In piazza Lodi una incredibile scoperta: sulla facciata di palazzo Cicognini-Fieschi simboli massonici e una frase latina tratta dall'orazione contro Verre di Cicerone
“Domus erat non domino magis ornamento quam civitati”. La casa dava lustro non tanto al suo padrone quanto alla città. La frase, tratta dall’orazione contro Verre di Cicerone, è comparsa sulla facciata del palazzo Cicognini Fieschi sul lato breve di piazza Lodi, tra via Radaelli e via Carlo Speranza, durante i lavori di restauro. In verità le prime due parole, scolpite sul lato verso via Radaelli, sono state coperte da cemento durante precedenti lavori. Il resto della frase, invece, campeggia sulla fronte in parte nascosto dai due balconi, inseriti arbitrariamente all’inizio del secolo scoro. La citazione ciceroniana è ribadita dalle due lettere M e T, Marco Tullio, e dalla nota posta sull’angolo verso via Carlo Speranza “ 6 Ver”, che ne indica la fonte, cioè il sesto paragrafo della seconda orazione.
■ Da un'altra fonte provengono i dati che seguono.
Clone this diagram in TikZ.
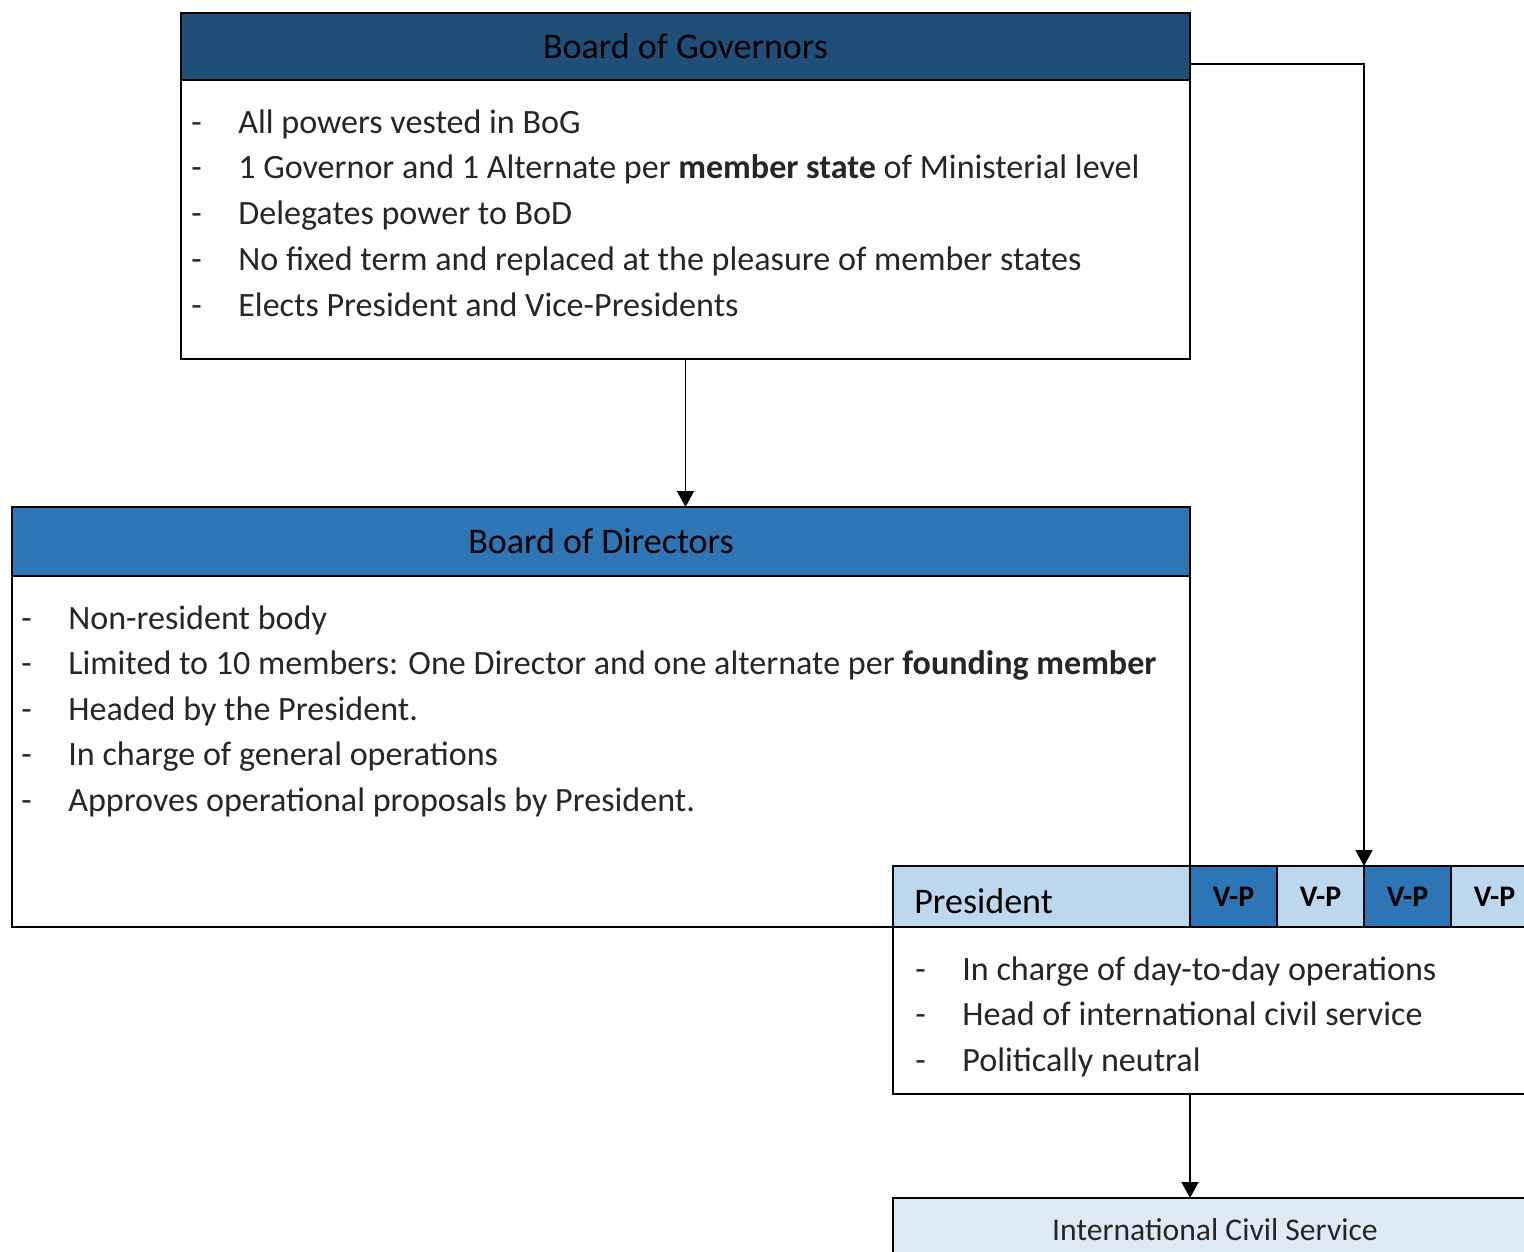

Verre aveva sottratto le statue del sacrario di Elio a Messina. Cicerone così lo descrive: “Per parlare di quel sacrario c'era questa statua in marmo di Cupido, di cui dico; sull'altro lato c'era un Ercole di ottima fattura, in bronzo. Esso era detto essere di Mirone, come credo, anzi, (è) certo. Di poi, davanti a queste divinità c'erano dei piccoli altari, che potrebbero testimoniare a chiunque la santità del sacrario. C'erano, inoltre, due statue in bronzo, non molto grandi, tuttavia di raffinata bellezza, raffiguranti delle fanciulle in abito verginale, che, con le mani sollevate, portavano in testa certi oggetti sacri, secondo l'usanza delle fanciulle ateniesi. Le stesse venivano dette "canefore" Ma chi, chi mai, (u il loro artefice? suggerisci giusto! a quanto dicevano, era Policleto. Quando chiunque dei nostri giungeva a Messina, era solito contemplare queste; esse, ogni giorno, si mostravano per essere viste a tutti; la casa era di lustro non più al proprietario che alla città, Tutte queste statue, che ho menzionato, o giudici, Verre le rubò ad Elio, dal sacrario”.
Quando Gaio Licinio Verre era governatore della Sicilia, tra 73 e 71 a.C., si era enormemente arricchito, rubando tutto quello che c'era da rubare; in più, aveva corrotto o intimidito chi cercava di opporsi ai suoi metodi. L'avvocato dell'accusa era Marco Tullio Cicerone: le orazioni da lui scritte erano state così efficaci che Verre aveva preferito lasciare Roma prima della fine del processo, perché aveva capito che sarebbe stato sicuramente condannato.
Questa curiosa scritta, che denota la cultura classica del committente, era già stata cancellata prima del 1868, anno a cui risale la fotografia scattata da Aurelio Betri, in cui compare sulla facciata un solo balcone centrale. Il palazzo è poi ricco di simboli massonici: le due sfere armillari e l’obelisco sormontato dal disco solare sulla sommità della facciata, posto al centro di quattro statute di impronta classica che potrebbero essere identificate con Cerere, dea dell’agricoltura, Marte dio della guerra, Giove e, appunto, una canefora, cioè una portatrice di vasi. L’edificio che risale all’inizio dell’Ottocento, è stato ingiustamente trascurato dagli studiosi locali. L’attuale restauro potrebbe invece sollecitare un maggiore interesse sia verso l’abitazione che per il suo committente, sicuramente una personalità di una certa importanza e levatura sociale.